_What this task involves:_ Reproduce every line of the listing as written, apart from the pictures.
-- START OF Data excerpt --
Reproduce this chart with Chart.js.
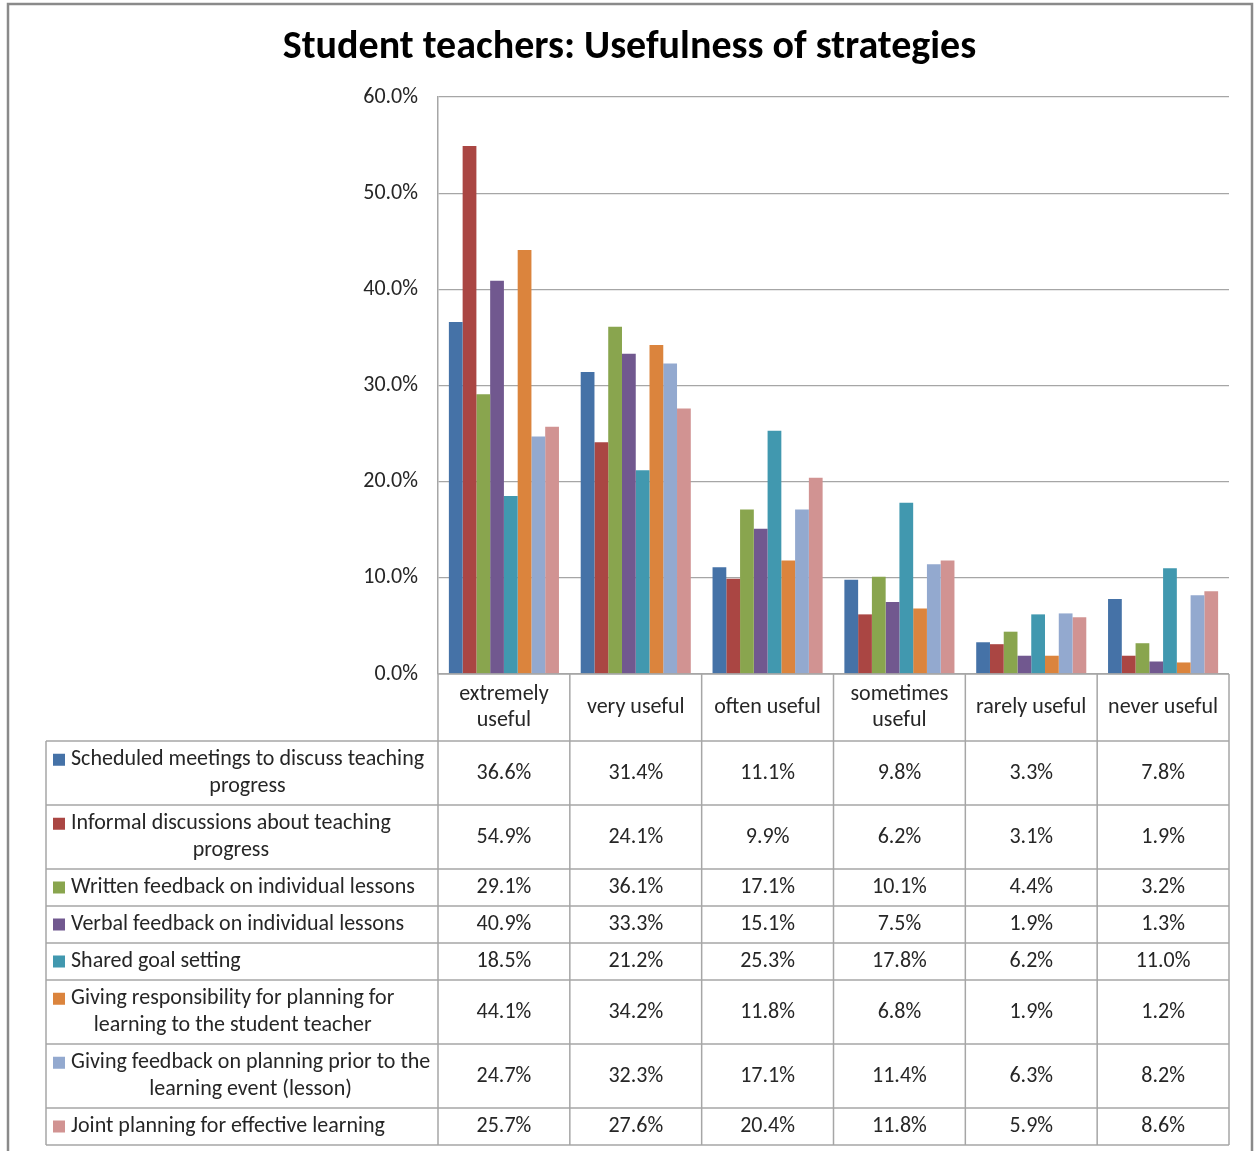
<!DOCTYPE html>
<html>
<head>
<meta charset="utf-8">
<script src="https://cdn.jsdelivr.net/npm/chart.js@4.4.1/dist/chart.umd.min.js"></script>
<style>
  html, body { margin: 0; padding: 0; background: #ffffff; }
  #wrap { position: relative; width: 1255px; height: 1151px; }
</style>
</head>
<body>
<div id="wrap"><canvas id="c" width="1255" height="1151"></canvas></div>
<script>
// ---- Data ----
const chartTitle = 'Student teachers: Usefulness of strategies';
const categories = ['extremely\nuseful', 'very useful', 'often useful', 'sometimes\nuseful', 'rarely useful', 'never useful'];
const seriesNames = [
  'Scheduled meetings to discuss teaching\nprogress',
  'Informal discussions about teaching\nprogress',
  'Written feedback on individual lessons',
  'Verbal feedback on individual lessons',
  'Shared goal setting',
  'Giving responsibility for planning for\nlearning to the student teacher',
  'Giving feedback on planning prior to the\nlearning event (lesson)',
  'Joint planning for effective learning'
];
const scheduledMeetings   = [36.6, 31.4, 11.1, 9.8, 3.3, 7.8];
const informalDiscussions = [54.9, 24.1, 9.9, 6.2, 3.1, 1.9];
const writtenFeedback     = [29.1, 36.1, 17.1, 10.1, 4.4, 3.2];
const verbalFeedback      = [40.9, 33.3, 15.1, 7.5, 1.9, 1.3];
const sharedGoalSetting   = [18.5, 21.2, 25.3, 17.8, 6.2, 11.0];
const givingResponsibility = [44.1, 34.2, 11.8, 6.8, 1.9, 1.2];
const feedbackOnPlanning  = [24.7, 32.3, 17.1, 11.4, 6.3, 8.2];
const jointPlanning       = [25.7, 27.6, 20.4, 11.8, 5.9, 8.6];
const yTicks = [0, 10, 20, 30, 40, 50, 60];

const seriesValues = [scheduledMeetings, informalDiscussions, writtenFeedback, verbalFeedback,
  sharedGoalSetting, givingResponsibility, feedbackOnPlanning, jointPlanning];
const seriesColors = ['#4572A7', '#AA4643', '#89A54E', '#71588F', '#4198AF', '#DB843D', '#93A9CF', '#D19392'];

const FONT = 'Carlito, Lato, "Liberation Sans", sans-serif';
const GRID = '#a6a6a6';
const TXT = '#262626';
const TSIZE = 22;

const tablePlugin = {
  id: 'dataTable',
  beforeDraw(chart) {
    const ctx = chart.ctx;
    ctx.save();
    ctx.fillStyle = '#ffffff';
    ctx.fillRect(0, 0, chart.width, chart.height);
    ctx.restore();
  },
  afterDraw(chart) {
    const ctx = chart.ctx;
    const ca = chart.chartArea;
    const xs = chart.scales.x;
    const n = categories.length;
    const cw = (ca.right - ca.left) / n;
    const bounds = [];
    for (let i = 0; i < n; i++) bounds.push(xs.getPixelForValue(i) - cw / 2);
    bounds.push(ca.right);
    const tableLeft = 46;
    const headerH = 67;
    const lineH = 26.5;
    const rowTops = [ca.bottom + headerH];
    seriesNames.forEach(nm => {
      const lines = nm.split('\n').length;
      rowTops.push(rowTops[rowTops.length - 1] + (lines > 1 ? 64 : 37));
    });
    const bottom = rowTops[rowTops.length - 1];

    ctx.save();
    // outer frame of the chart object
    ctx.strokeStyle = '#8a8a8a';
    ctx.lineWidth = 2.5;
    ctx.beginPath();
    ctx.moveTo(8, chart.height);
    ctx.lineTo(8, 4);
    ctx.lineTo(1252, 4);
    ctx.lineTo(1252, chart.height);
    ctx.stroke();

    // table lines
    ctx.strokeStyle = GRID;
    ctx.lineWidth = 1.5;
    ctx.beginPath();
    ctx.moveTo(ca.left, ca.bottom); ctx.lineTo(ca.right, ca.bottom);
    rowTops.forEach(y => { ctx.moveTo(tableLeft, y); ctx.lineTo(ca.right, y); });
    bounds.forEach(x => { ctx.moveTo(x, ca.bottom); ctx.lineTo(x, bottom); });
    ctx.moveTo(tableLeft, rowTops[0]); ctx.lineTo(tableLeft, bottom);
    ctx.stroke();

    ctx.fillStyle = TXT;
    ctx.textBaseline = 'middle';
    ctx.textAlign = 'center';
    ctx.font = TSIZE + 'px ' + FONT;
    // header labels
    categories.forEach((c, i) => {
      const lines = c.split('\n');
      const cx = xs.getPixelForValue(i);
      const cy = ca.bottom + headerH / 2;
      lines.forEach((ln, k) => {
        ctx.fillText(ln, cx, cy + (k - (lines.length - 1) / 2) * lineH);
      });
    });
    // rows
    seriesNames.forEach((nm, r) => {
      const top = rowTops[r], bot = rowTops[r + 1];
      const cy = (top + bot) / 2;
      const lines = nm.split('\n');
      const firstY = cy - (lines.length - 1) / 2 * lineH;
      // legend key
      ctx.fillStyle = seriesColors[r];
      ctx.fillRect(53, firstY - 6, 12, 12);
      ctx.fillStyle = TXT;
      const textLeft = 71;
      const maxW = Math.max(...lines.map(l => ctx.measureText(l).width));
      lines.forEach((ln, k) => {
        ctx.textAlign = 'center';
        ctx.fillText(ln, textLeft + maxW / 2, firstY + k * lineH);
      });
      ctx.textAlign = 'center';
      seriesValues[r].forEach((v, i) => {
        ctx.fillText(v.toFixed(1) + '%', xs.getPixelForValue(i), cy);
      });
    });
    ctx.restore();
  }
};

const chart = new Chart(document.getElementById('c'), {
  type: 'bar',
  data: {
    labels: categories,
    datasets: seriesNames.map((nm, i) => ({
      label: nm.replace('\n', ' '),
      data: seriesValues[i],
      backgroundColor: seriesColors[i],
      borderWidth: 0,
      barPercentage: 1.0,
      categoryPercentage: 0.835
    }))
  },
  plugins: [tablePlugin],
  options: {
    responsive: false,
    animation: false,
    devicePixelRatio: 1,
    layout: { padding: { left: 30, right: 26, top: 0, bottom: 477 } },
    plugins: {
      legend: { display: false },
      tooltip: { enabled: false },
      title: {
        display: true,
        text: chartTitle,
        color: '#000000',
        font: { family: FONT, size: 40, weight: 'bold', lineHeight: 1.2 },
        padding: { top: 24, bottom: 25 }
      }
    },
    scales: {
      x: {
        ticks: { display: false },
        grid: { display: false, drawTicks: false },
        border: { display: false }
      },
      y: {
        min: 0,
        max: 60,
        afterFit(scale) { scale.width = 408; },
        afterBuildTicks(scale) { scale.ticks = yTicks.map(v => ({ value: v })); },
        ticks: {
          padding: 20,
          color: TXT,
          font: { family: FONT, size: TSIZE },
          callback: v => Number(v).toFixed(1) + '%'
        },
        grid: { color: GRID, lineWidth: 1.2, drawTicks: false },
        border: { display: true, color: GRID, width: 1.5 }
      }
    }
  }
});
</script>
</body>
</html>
-- END OF Data excerpt --
_Written solution:_
Reproduce this chart with Chart.js.
<!DOCTYPE html>
<html>
<head>
<meta charset="utf-8">
<script src="https://cdn.jsdelivr.net/npm/chart.js@4.4.1/dist/chart.umd.min.js"></script>
<style>
  html, body { margin: 0; padding: 0; background: #ffffff; }
  #wrap { position: relative; width: 1255px; height: 1151px; }
</style>
</head>
<body>
<div id="wrap"><canvas id="c" width="1255" height="1151"></canvas></div>
<script>
// ---- Data ----
const chartTitle = 'Student teachers: Usefulness of strategies';
const categories = ['extremely\nuseful', 'very useful', 'often useful', 'sometimes\nuseful', 'rarely useful', 'never useful'];
const seriesNames = [
  'Scheduled meetings to discuss teaching\nprogress',
  'Informal discussions about teaching\nprogress',
  'Written feedback on individual lessons',
  'Verbal feedback on individual lessons',
  'Shared goal setting',
  'Giving responsibility for planning for\nlearning to the student teacher',
  'Giving feedback on planning prior to the\nlearning event (lesson)',
  'Joint planning for effective learning'
];
const scheduledMeetings   = [36.6, 31.4, 11.1, 9.8, 3.3, 7.8];
const informalDiscussions = [54.9, 24.1, 9.9, 6.2, 3.1, 1.9];
const writtenFeedback     = [29.1, 36.1, 17.1, 10.1, 4.4, 3.2];
const verbalFeedback      = [40.9, 33.3, 15.1, 7.5, 1.9, 1.3];
const sharedGoalSetting   = [18.5, 21.2, 25.3, 17.8, 6.2, 11.0];
const givingResponsibility = [44.1, 34.2, 11.8, 6.8, 1.9, 1.2];
const feedbackOnPlanning  = [24.7, 32.3, 17.1, 11.4, 6.3, 8.2];
const jointPlanning       = [25.7, 27.6, 20.4, 11.8, 5.9, 8.6];
const yTicks = [0, 10, 20, 30, 40, 50, 60];

const seriesValues = [scheduledMeetings, informalDiscussions, writtenFeedback, verbalFeedback,
  sharedGoalSetting, givingResponsibility, feedbackOnPlanning, jointPlanning];
const seriesColors = ['#4572A7', '#AA4643', '#89A54E', '#71588F', '#4198AF', '#DB843D', '#93A9CF', '#D19392'];

const FONT = 'Carlito, Lato, "Liberation Sans", sans-serif';
const GRID = '#a6a6a6';
const TXT = '#262626';
const TSIZE = 22;

const tablePlugin = {
  id: 'dataTable',
  beforeDraw(chart) {
    const ctx = chart.ctx;
    ctx.save();
    ctx.fillStyle = '#ffffff';
    ctx.fillRect(0, 0, chart.width, chart.height);
    ctx.restore();
  },
  afterDraw(chart) {
    const ctx = chart.ctx;
    const ca = chart.chartArea;
    const xs = chart.scales.x;
    const n = categories.length;
    const cw = (ca.right - ca.left) / n;
    const bounds = [];
    for (let i = 0; i < n; i++) bounds.push(xs.getPixelForValue(i) - cw / 2);
    bounds.push(ca.right);
    const tableLeft = 46;
    const headerH = 67;
    const lineH = 26.5;
    const rowTops = [ca.bottom + headerH];
    seriesNames.forEach(nm => {
      const lines = nm.split('\n').length;
      rowTops.push(rowTops[rowTops.length - 1] + (lines > 1 ? 64 : 37));
    });
    const bottom = rowTops[rowTops.length - 1];

    ctx.save();
    // outer frame of the chart object
    ctx.strokeStyle = '#8a8a8a';
    ctx.lineWidth = 2.5;
    ctx.beginPath();
    ctx.moveTo(8, chart.height);
    ctx.lineTo(8, 4);
    ctx.lineTo(1252, 4);
    ctx.lineTo(1252, chart.height);
    ctx.stroke();

    // table lines
    ctx.strokeStyle = GRID;
    ctx.lineWidth = 1.5;
    ctx.beginPath();
    ctx.moveTo(ca.left, ca.bottom); ctx.lineTo(ca.right, ca.bottom);
    rowTops.forEach(y => { ctx.moveTo(tableLeft, y); ctx.lineTo(ca.right, y); });
    bounds.forEach(x => { ctx.moveTo(x, ca.bottom); ctx.lineTo(x, bottom); });
    ctx.moveTo(tableLeft, rowTops[0]); ctx.lineTo(tableLeft, bottom);
    ctx.stroke();

    ctx.fillStyle = TXT;
    ctx.textBaseline = 'middle';
    ctx.textAlign = 'center';
    ctx.font = TSIZE + 'px ' + FONT;
    // header labels
    categories.forEach((c, i) => {
      const lines = c.split('\n');
      const cx = xs.getPixelForValue(i);
      const cy = ca.bottom + headerH / 2;
      lines.forEach((ln, k) => {
        ctx.fillText(ln, cx, cy + (k - (lines.length - 1) / 2) * lineH);
      });
    });
    // rows
    seriesNames.forEach((nm, r) => {
      const top = rowTops[r], bot = rowTops[r + 1];
      const cy = (top + bot) / 2;
      const lines = nm.split('\n');
      const firstY = cy - (lines.length - 1) / 2 * lineH;
      // legend key
      ctx.fillStyle = seriesColors[r];
      ctx.fillRect(53, firstY - 6, 12, 12);
      ctx.fillStyle = TXT;
      const textLeft = 71;
      const maxW = Math.max(...lines.map(l => ctx.measureText(l).width));
      lines.forEach((ln, k) => {
        ctx.textAlign = 'center';
        ctx.fillText(ln, textLeft + maxW / 2, firstY + k * lineH);
      });
      ctx.textAlign = 'center';
      seriesValues[r].forEach((v, i) => {
        ctx.fillText(v.toFixed(1) + '%', xs.getPixelForValue(i), cy);
      });
    });
    ctx.restore();
  }
};

const chart = new Chart(document.getElementById('c'), {
  type: 'bar',
  data: {
    labels: categories,
    datasets: seriesNames.map((nm, i) => ({
      label: nm.replace('\n', ' '),
      data: seriesValues[i],
      backgroundColor: seriesColors[i],
      borderWidth: 0,
      barPercentage: 1.0,
      categoryPercentage: 0.835
    }))
  },
  plugins: [tablePlugin],
  options: {
    responsive: false,
    animation: false,
    devicePixelRatio: 1,
    layout: { padding: { left: 30, right: 26, top: 0, bottom: 477 } },
    plugins: {
      legend: { display: false },
      tooltip: { enabled: false },
      title: {
        display: true,
        text: chartTitle,
        color: '#000000',
        font: { family: FONT, size: 40, weight: 'bold', lineHeight: 1.2 },
        padding: { top: 24, bottom: 25 }
      }
    },
    scales: {
      x: {
        ticks: { display: false },
        grid: { display: false, drawTicks: false },
        border: { display: false }
      },
      y: {
        min: 0,
        max: 60,
        afterFit(scale) { scale.width = 408; },
        afterBuildTicks(scale) { scale.ticks = yTicks.map(v => ({ value: v })); },
        ticks: {
          padding: 20,
          color: TXT,
          font: { family: FONT, size: TSIZE },
          callback: v => Number(v).toFixed(1) + '%'
        },
        grid: { color: GRID, lineWidth: 1.2, drawTicks: false },
        border: { display: true, color: GRID, width: 1.5 }
      }
    }
  }
});
</script>
</body>
</html>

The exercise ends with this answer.